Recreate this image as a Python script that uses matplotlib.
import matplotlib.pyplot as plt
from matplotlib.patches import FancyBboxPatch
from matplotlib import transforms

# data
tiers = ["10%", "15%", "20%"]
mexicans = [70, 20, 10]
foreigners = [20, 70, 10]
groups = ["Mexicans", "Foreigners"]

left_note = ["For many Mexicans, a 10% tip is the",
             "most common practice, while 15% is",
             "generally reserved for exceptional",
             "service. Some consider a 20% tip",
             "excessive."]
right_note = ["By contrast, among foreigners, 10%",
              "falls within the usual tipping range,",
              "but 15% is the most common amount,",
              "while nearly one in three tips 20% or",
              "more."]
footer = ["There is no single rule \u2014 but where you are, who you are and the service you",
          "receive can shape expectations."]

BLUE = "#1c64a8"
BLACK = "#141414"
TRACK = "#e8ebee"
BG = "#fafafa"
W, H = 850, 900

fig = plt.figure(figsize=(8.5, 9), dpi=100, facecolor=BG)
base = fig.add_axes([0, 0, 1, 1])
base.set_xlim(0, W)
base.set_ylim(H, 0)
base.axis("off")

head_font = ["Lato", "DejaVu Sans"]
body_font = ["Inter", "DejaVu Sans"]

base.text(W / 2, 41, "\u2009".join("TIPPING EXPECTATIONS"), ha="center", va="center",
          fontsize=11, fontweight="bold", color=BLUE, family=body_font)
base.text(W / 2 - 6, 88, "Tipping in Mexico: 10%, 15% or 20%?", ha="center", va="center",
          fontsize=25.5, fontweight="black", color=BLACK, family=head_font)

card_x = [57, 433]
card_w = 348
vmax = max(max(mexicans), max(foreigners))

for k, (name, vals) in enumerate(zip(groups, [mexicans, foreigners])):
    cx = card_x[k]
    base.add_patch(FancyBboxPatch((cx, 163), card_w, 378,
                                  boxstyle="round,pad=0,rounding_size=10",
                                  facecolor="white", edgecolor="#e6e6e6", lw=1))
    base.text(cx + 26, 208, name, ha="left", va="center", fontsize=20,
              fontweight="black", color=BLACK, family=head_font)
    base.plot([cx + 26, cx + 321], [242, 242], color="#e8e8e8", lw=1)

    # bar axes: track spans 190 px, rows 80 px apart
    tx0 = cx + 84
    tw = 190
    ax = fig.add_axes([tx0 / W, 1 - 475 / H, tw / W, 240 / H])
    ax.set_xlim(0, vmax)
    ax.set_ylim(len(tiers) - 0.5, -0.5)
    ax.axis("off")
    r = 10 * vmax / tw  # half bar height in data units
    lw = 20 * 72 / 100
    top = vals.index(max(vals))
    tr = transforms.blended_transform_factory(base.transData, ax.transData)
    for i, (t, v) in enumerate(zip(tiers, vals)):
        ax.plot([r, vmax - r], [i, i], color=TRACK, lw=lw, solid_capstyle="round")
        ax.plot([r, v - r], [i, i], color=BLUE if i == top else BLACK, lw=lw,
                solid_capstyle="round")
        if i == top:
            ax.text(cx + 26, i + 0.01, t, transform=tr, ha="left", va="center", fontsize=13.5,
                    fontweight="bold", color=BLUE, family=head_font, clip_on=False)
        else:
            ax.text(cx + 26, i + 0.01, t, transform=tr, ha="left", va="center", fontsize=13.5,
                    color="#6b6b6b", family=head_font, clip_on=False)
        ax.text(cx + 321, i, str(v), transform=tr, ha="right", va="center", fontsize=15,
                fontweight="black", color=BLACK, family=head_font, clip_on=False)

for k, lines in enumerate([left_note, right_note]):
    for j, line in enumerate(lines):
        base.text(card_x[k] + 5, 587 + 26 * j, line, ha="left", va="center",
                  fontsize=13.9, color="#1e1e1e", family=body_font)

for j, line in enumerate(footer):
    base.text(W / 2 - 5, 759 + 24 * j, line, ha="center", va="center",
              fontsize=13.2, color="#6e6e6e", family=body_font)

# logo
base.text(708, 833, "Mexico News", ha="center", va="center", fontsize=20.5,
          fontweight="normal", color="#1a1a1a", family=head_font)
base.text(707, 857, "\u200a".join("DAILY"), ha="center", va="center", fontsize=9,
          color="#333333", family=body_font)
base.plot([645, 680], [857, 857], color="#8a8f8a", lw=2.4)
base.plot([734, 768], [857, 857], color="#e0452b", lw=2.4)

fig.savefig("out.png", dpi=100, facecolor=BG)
....................
Given request: Copy the material above verbatim.

Expected output:
Recreate this image as a Python script that uses matplotlib.
import matplotlib.pyplot as plt
from matplotlib.patches import FancyBboxPatch
from matplotlib import transforms

# data
tiers = ["10%", "15%", "20%"]
mexicans = [70, 20, 10]
foreigners = [20, 70, 10]
groups = ["Mexicans", "Foreigners"]

left_note = ["For many Mexicans, a 10% tip is the",
             "most common practice, while 15% is",
             "generally reserved for exceptional",
             "service. Some consider a 20% tip",
             "excessive."]
right_note = ["By contrast, among foreigners, 10%",
              "falls within the usual tipping range,",
              "but 15% is the most common amount,",
              "while nearly one in three tips 20% or",
              "more."]
footer = ["There is no single rule \u2014 but where you are, who you are and the service you",
          "receive can shape expectations."]

BLUE = "#1c64a8"
BLACK = "#141414"
TRACK = "#e8ebee"
BG = "#fafafa"
W, H = 850, 900

fig = plt.figure(figsize=(8.5, 9), dpi=100, facecolor=BG)
base = fig.add_axes([0, 0, 1, 1])
base.set_xlim(0, W)
base.set_ylim(H, 0)
base.axis("off")

head_font = ["Lato", "DejaVu Sans"]
body_font = ["Inter", "DejaVu Sans"]

base.text(W / 2, 41, "\u2009".join("TIPPING EXPECTATIONS"), ha="center", va="center",
          fontsize=11, fontweight="bold", color=BLUE, family=body_font)
base.text(W / 2 - 6, 88, "Tipping in Mexico: 10%, 15% or 20%?", ha="center", va="center",
          fontsize=25.5, fontweight="black", color=BLACK, family=head_font)

card_x = [57, 433]
card_w = 348
vmax = max(max(mexicans), max(foreigners))

for k, (name, vals) in enumerate(zip(groups, [mexicans, foreigners])):
    cx = card_x[k]
    base.add_patch(FancyBboxPatch((cx, 163), card_w, 378,
                                  boxstyle="round,pad=0,rounding_size=10",
                                  facecolor="white", edgecolor="#e6e6e6", lw=1))
    base.text(cx + 26, 208, name, ha="left", va="center", fontsize=20,
              fontweight="black", color=BLACK, family=head_font)
    base.plot([cx + 26, cx + 321], [242, 242], color="#e8e8e8", lw=1)

    # bar axes: track spans 190 px, rows 80 px apart
    tx0 = cx + 84
    tw = 190
    ax = fig.add_axes([tx0 / W, 1 - 475 / H, tw / W, 240 / H])
    ax.set_xlim(0, vmax)
    ax.set_ylim(len(tiers) - 0.5, -0.5)
    ax.axis("off")
    r = 10 * vmax / tw  # half bar height in data units
    lw = 20 * 72 / 100
    top = vals.index(max(vals))
    tr = transforms.blended_transform_factory(base.transData, ax.transData)
    for i, (t, v) in enumerate(zip(tiers, vals)):
        ax.plot([r, vmax - r], [i, i], color=TRACK, lw=lw, solid_capstyle="round")
        ax.plot([r, v - r], [i, i], color=BLUE if i == top else BLACK, lw=lw,
                solid_capstyle="round")
        if i == top:
            ax.text(cx + 26, i + 0.01, t, transform=tr, ha="left", va="center", fontsize=13.5,
                    fontweight="bold", color=BLUE, family=head_font, clip_on=False)
        else:
            ax.text(cx + 26, i + 0.01, t, transform=tr, ha="left", va="center", fontsize=13.5,
                    color="#6b6b6b", family=head_font, clip_on=False)
        ax.text(cx + 321, i, str(v), transform=tr, ha="right", va="center", fontsize=15,
                fontweight="black", color=BLACK, family=head_font, clip_on=False)

for k, lines in enumerate([left_note, right_note]):
    for j, line in enumerate(lines):
        base.text(card_x[k] + 5, 587 + 26 * j, line, ha="left", va="center",
                  fontsize=13.9, color="#1e1e1e", family=body_font)

for j, line in enumerate(footer):
    base.text(W / 2 - 5, 759 + 24 * j, line, ha="center", va="center",
              fontsize=13.2, color="#6e6e6e", family=body_font)

# logo
base.text(708, 833, "Mexico News", ha="center", va="center", fontsize=20.5,
          fontweight="normal", color="#1a1a1a", family=head_font)
base.text(707, 857, "\u200a".join("DAILY"), ha="center", va="center", fontsize=9,
          color="#333333", family=body_font)
base.plot([645, 680], [857, 857], color="#8a8f8a", lw=2.4)
base.plot([734, 768], [857, 857], color="#e0452b", lw=2.4)

fig.savefig("out.png", dpi=100, facecolor=BG)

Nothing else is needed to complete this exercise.